Posted by matt_d 3 days ago
> Abstract: [...] Flash-kmeans introduces two core kernel-level innovations: (1) FlashAssign, which fuses distance computation with an online argmin to completely bypass intermediate memory materialization;
> (2) sort-inverse update, which explicitly constructs an inverse mapping to transform high-contention atomic scatters into high-bandwidth, segment-level localized reductions.
> Furthermore, we integrate algorithm-system co-designs, including chunked-stream overlap and cache-aware compile heuristics, to ensure practical deployability.

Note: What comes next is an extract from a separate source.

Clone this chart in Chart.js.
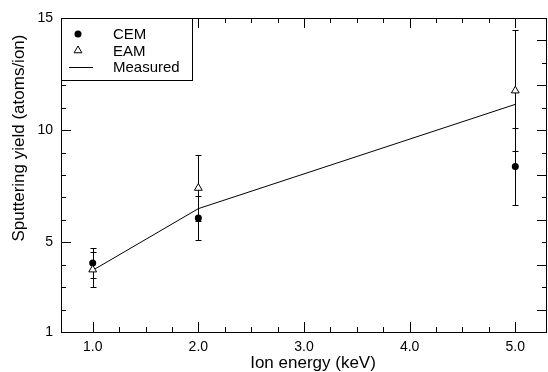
<!DOCTYPE html>
<html>
<head>
<meta charset="utf-8">
<script src="https://cdn.jsdelivr.net/npm/chart.js@4.4.1/dist/chart.umd.min.js"></script>
<style>
  html, body { margin: 0; padding: 0; background: #fff; }
  canvas { display: block; }
</style>
</head>
<body>
<canvas id="chart" width="548" height="372"></canvas>
<script>
const ENERGIES = [1.0, 2.0, 5.0];
const CEM_YIELD = [4.08, 6.08, 8.38];
const CEM_ERR = [0.68, 1.0, 1.7];
const EAM_YIELD = [3.78, 7.42, 11.76];
const EAM_ERR = [0.78, 1.45, 2.7];
const MEASURED = [3.75, 6.5, 11.15];

const X_LABELS = [1, 2, 3, 4, 5];
const Y_LABELS = [1, 5, 10, 15];
const X_TITLE = "Ion energy (keV)";
const Y_TITLE = "Sputtering yield (atoms/ion)";
const LEGEND = ["CEM", "EAM", "Measured"];

const FONT = '"Liberation Sans", Arial, Helvetica, sans-serif';
Chart.defaults.font.family = FONT;
Chart.defaults.color = "#000";

function isNear(v, list) {
  return list.some((t) => Math.abs(v - t) < 1e-6);
}

function toPoints(ys) {
  return ENERGIES.map((e, i) => ({ x: e, y: ys[i] }));
}

// frame plus inward tick marks on all four sides
const frameTicks = {
  id: "frameTicks",
  beforeDatasetsDraw(chart) {
    const { ctx, chartArea: a, scales: { x, y } } = chart;
    ctx.save();
    ctx.strokeStyle = "#000";
    ctx.lineWidth = 1;
    ctx.strokeRect(a.left + 0.5, a.top + 0.5, a.right - a.left - 1, a.bottom - a.top);

    ctx.beginPath();
    x.ticks.forEach((t) => {
      const q = t.value / 0.25;
      if (Math.abs(q - Math.round(q)) > 1e-6) return;
      if (t.value <= x.min || t.value >= x.max) return;
      const px = Math.round(x.getPixelForValue(t.value)) + 0.5;
      const len = isNear(t.value, X_LABELS) ? 10 : 5;
      ctx.moveTo(px, a.bottom); ctx.lineTo(px, a.bottom - len);
      ctx.moveTo(px, a.top); ctx.lineTo(px, a.top + len);
    });
    y.ticks.forEach((t) => {
      if (t.value <= y.min || t.value >= y.max) return;
      const py = Math.round(y.getPixelForValue(t.value)) + 0.5;
      const lenL = isNear(t.value, Y_LABELS) ? 10 : 5;
      const lenR = Math.round(t.value) % 2 === 0 ? 10 : 5;
      ctx.moveTo(a.left, py); ctx.lineTo(a.left + lenL, py);
      ctx.moveTo(a.right, py); ctx.lineTo(a.right - lenR, py);
    });
    ctx.stroke();

    // error bars, under the markers
    [[CEM_YIELD, CEM_ERR], [EAM_YIELD, EAM_ERR]].forEach(([vals, errs]) => {
      ENERGIES.forEach((e, i) => {
        const px = Math.round(x.getPixelForValue(e)) + 0.5;
        const top = Math.round(y.getPixelForValue(vals[i] + errs[i])) + 0.5;
        const bot = Math.round(y.getPixelForValue(vals[i] - errs[i])) + 0.5;
        ctx.beginPath();
        ctx.moveTo(px, top); ctx.lineTo(px, bot);
        ctx.moveTo(px - 3, top); ctx.lineTo(px + 3, top);
        ctx.moveTo(px - 3, bot); ctx.lineTo(px + 3, bot);
        ctx.stroke();
      });
    });
    ctx.restore();
  },
};

// boxed legend in the top-left corner and the two axis titles
const boxLegend = {
  id: "boxLegend",
  afterDraw(chart) {
    const { ctx, chartArea: a } = chart;
    ctx.save();
    const bx = a.left + 0.5, by = a.top + 0.5, bw = 131, bh = 62;
    ctx.fillStyle = "#fff";
    ctx.fillRect(bx, by, bw, bh);
    ctx.strokeStyle = "#000";
    ctx.lineWidth = 1;
    ctx.strokeRect(bx, by, bw, bh);

    const sx = a.left + 17, tx = a.left + 52;
    const rows = [a.top + 16, a.top + 32.5, a.top + 49];

    ctx.fillStyle = "#000";
    ctx.beginPath();
    ctx.arc(sx, rows[0], 3.5, 0, Math.PI * 2);
    ctx.fill();

    ctx.beginPath();
    const r = 4.5;
    ctx.moveTo(sx, rows[1] - r);
    ctx.lineTo(sx + r * 0.866, rows[1] + r / 2);
    ctx.lineTo(sx - r * 0.866, rows[1] + r / 2);
    ctx.closePath();
    ctx.fillStyle = "#fff";
    ctx.fill();
    ctx.stroke();

    ctx.beginPath();
    ctx.moveTo(a.left + 8, Math.round(rows[2]) + 0.5);
    ctx.lineTo(a.left + 32, Math.round(rows[2]) + 0.5);
    ctx.stroke();

    ctx.fillStyle = "#000";
    ctx.font = `15px ${FONT}`;
    ctx.textAlign = "left";
    ctx.textBaseline = "middle";
    LEGEND.forEach((label, i) => ctx.fillText(label, tx, rows[i] + 1));

    ctx.font = `17px ${FONT}`;
    ctx.textAlign = "center";
    ctx.fillText(X_TITLE, (a.left + a.right) / 2 + 9, a.bottom + 31);

    ctx.translate(19, a.top + 120);
    ctx.rotate(-Math.PI / 2);
    ctx.fillText(Y_TITLE, 0, 0);
    ctx.restore();
  },
};

new Chart(document.getElementById("chart"), {
  type: "scatter",
  data: {
    datasets: [
      {
        label: "Measured",
        type: "line",
        data: toPoints(MEASURED),
        borderColor: "#000",
        borderWidth: 1,
        pointRadius: 0,
        fill: false,
        tension: 0,
        order: 3,
      },
      {
        label: "CEM",
        data: toPoints(CEM_YIELD),
        pointStyle: "circle",
        pointRadius: 3.5,
        backgroundColor: "#000",
        borderColor: "#000",
        borderWidth: 0,
        order: 2,
      },
      {
        label: "EAM",
        data: toPoints(EAM_YIELD),
        pointStyle: "triangle",
        pointRadius: 4.5,
        backgroundColor: "#fff",
        borderColor: "#000",
        borderWidth: 1,
        order: 1,
      },
    ],
  },
  options: {
    responsive: false,
    animation: false,
    layout: { autoPadding: false, padding: { top: 18, right: 1, left: 0, bottom: 0 } },
    plugins: {
      legend: { display: false },
      tooltip: { enabled: false },
    },
    scales: {
      x: {
        type: "linear",
        min: 0.7,
        max: 5.3,
        // tick marks drawn by the plugin; tickLength only spaces the labels
        grid: { display: false, drawTicks: true, tickLength: 7 },
        border: { display: false },
        afterFit(scale) { scale.height = 40; },
        ticks: {
          stepSize: 0.25,
          autoSkip: false,
          maxRotation: 0,
          padding: 0,
          font: { size: 14 },
          callback: (v) => (isNear(v, X_LABELS) ? Number(v).toFixed(1) : ""),
        },
      },
      y: {
        type: "linear",
        min: 1,
        max: 15,
        grid: { display: false, drawTicks: false },
        border: { display: false },
        afterFit(scale) { scale.width = 61; },
        ticks: {
          stepSize: 1,
          autoSkip: false,
          padding: 8,
          font: { size: 14 },
          callback: (v) => (isNear(v, Y_LABELS) ? String(v) : ""),
        },
      },
    },
  },
  plugins: [frameTicks, boxLegend],
});
</script>
</body>
</html>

> [...] flash-kmeans achieves up to 17.9X end-to-end speedup over best baselines, while outperforming industry-standard libraries like cuML and FAISS by 33X and over 200X, respectively.
k-means clustering > Algorithms > Variations: https://en.wikipedia.org/wiki/K-means_clustering#Variations
Also analogous to flash attention, a linear speedup in big O sense based on the typical algorithmoc complexity computing model can be a polynomial speedup in measured wall clock time due to memory hierarchy differences.
Still small compared to exponential differences, but for an NP-Hard problem, a linear 100x speedup is the difference between practically computable vs. not. There are a ton of things I'd wait 2 hours for that I wouldn't wait a week for.
from what I've seen I had the impression that Yinyang k-means was the best way to take advantage of the sparsity.